All that glistens is not gold, and it doesn't have to be

Once you have the venue and food out of the way, the biggest expense at any wedding is hands-down the jewellery. In fact, the really extravagant bride might just be wearing bling that exceeds all expenses at the wedding, look like a giant, golden disco ball the entire day and then never use the over-the-top ornaments ever again. What on earth is the point? Yes, I know giving gold is a tradition, but so is child marriage in this part of the world—just saying. At the end of the day, there are much better things to invest in, so if you really want to save your parents and your in-laws a gargantuan and completely unnecessary expense, just forget the outdated status symbol that is gold. Chandni Chawk and its silver jewellers will be your best friends in this endeavour—use silver for your main jewellery set because it's easier to make more delicate designs with the metal, but feel free to use even cheaper metals for stuff like the giant bangles you'll never wear again. If you want, you can always take the jewellery back and turn it into its original silver colour again and wear it regularly, and you'll sleep well knowing you've saved tens of thousands, if not lakhs, with this simple substitute. And of course, there will be people who will know that what you're wearing is 'fake'--but why exactly do you care?

Dump the designer duds

I understand—when all you've been talking about is sari, sari and sari (or lehenga) and you've looked at 50,000 different styles, colours and prices, you reach a point where you look at a sari with a couple of lakh price tag and think it's a perfectly reasonable cost for an outfit for the most important day of your life. But hang on, that's exactly what it is—one day of your life, and you'll never, ever wear it again. So take my advice, forget the designers, forget Kolkata or Mumbai or wherever else people go nowadays—and just go to Mirpur. Especially if you're looking to wear something more traditional, Mirpur Benaroshi Polli is perfect for you. If you take your time and do proper research, you can even channel your inner Chanel and approach the weavers directly with your own design—and it'll be completely affordable.

Go rogue, go local

Speaking of your own design, if you're thinking of wearing a lehenga, I highly recommend finding your own weaver, using Mirpur Benaroshi silk and turning up in your magnificent, deshi finery—you'll look like a Mughal queen on your big day.

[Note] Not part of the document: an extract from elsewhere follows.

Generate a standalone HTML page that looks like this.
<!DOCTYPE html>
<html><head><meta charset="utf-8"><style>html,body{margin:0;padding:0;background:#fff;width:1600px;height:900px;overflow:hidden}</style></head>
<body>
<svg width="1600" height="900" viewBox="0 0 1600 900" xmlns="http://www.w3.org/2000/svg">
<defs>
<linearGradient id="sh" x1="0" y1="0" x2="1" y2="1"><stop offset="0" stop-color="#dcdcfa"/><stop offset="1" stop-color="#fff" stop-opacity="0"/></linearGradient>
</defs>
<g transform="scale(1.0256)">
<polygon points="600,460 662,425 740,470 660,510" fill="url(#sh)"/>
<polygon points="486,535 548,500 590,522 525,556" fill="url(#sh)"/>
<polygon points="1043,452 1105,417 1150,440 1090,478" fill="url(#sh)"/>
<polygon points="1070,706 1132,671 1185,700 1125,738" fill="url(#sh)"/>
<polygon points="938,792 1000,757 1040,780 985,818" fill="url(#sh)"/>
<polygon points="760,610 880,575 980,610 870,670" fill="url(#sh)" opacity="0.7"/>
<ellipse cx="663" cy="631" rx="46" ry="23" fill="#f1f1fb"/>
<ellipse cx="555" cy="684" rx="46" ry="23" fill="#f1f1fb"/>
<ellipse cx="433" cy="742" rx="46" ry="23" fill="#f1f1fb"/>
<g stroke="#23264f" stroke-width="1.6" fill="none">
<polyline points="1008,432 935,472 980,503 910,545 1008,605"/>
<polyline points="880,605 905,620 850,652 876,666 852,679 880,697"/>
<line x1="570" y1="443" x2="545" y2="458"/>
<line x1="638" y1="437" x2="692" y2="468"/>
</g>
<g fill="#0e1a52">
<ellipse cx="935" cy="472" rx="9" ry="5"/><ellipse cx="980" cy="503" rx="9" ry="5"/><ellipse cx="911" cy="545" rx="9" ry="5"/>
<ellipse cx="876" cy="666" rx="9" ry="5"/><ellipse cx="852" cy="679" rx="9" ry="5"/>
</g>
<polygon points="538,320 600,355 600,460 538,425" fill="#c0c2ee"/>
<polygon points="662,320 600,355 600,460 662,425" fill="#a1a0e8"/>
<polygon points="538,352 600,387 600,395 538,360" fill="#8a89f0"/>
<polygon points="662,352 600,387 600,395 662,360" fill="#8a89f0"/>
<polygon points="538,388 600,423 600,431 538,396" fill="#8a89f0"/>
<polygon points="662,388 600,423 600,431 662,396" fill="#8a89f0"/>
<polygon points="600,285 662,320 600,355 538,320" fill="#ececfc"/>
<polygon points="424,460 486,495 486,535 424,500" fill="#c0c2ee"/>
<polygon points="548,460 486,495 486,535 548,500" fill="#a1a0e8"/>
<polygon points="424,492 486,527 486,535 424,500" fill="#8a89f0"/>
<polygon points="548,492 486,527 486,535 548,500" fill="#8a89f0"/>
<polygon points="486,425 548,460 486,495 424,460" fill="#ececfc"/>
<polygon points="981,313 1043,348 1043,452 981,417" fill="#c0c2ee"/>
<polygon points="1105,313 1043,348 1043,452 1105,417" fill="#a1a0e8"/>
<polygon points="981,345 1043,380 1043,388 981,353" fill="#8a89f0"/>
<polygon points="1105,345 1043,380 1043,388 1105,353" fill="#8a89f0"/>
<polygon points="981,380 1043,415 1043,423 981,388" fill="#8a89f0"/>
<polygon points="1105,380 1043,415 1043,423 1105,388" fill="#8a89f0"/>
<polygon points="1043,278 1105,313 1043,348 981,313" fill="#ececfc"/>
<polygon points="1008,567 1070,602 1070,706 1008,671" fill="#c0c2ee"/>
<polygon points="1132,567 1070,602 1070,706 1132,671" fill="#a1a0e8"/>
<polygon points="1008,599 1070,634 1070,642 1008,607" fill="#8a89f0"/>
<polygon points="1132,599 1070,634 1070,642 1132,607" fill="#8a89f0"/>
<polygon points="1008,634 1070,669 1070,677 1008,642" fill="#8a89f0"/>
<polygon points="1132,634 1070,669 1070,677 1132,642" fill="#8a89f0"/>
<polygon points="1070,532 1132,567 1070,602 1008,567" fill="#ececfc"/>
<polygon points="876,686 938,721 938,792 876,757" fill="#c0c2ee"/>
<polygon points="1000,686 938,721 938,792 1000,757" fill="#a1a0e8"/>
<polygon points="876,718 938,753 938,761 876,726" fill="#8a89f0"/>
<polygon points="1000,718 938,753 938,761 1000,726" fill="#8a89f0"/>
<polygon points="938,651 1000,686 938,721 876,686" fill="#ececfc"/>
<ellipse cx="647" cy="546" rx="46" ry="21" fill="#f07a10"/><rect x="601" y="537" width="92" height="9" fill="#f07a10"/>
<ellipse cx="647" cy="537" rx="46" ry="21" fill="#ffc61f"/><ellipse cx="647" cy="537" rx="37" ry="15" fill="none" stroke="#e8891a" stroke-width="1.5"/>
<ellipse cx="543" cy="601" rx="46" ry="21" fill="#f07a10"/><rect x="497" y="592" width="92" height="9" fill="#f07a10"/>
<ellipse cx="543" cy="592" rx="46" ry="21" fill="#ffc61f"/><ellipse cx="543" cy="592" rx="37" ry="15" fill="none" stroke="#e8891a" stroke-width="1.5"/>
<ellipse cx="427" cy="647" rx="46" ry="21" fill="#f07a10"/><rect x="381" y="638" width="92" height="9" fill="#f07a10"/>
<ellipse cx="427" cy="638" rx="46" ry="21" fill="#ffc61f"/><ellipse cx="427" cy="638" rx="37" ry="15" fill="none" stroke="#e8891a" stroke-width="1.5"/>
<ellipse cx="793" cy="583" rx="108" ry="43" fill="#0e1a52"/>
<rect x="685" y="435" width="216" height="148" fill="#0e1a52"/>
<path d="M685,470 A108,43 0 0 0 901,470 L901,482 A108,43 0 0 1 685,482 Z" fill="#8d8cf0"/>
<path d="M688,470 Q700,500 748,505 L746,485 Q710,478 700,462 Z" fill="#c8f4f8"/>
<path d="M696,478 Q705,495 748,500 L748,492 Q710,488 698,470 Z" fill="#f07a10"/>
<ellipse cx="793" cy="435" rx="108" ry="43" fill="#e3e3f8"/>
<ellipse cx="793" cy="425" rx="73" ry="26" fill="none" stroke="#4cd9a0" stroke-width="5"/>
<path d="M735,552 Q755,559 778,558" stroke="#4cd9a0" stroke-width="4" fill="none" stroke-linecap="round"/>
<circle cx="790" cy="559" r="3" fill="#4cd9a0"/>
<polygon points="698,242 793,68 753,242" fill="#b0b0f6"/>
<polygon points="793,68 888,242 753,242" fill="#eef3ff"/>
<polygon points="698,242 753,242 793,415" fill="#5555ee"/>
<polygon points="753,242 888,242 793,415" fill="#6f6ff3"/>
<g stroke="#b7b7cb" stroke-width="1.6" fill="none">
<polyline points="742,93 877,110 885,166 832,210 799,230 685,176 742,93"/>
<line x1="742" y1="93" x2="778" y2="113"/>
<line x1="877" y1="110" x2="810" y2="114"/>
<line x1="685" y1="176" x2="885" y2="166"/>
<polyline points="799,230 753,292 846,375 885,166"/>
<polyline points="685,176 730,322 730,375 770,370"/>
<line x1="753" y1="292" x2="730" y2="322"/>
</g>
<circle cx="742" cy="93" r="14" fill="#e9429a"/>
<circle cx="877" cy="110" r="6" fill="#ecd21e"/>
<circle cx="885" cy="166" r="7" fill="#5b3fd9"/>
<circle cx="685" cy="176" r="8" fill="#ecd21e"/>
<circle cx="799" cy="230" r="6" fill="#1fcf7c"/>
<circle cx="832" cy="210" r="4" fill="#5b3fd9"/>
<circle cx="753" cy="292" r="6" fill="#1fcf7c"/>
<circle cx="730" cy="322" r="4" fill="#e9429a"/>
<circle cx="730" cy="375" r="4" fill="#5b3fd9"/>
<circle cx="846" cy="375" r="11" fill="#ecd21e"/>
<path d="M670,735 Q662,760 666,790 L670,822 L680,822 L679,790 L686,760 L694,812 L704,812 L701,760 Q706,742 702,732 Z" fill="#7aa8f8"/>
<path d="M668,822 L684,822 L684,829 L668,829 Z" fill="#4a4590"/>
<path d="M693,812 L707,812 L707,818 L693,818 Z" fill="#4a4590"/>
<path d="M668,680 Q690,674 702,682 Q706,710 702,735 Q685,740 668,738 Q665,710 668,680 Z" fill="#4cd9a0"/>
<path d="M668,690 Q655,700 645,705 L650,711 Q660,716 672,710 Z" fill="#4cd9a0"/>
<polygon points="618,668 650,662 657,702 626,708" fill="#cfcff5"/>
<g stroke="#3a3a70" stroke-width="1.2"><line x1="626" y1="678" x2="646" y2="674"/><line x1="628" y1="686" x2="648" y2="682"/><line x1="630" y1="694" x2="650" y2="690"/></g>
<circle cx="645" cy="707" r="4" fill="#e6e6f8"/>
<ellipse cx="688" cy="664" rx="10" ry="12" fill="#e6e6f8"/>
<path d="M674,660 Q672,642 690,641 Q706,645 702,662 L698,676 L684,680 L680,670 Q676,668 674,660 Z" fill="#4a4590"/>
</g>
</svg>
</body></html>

If you want to have that added oomph going without throwing a bucketload of money at someone for it – add more embroidery or karchupi as we call it to really make your outfit unique. For this, one of the best places to go is Mohammadpur Bihari Camp and the area adjacent to it. You will find weavers who will do the most beautiful embroidery for you at bargain prices. The only setback to this is that you will have to bring your own designs, so really put your thinking cap on and do your research on what you want. Pinterest will be your most faithful companion in this.

Put on your own war paint

If you are a makeup aficionado yourself, there is absolutely no reason why you should pay tens of thousands to have someone else do your makeup. I know it can be nerve wracking (what if you do it wrong?) and you will have so many things on your plate, but it really is a good investment to make. And there is genuinely every makeup tutorial under the sun available on YouTube, so again, a little research can go a long way. If you're not confident you can do it yourself, recruit a friend who can. Just make sure they know exactly what you want, and definitely do some trial sessions. A close friend will be more likely to make you look more like yourself, and a personal experience like this will only add to your book of wedding memories to cherish.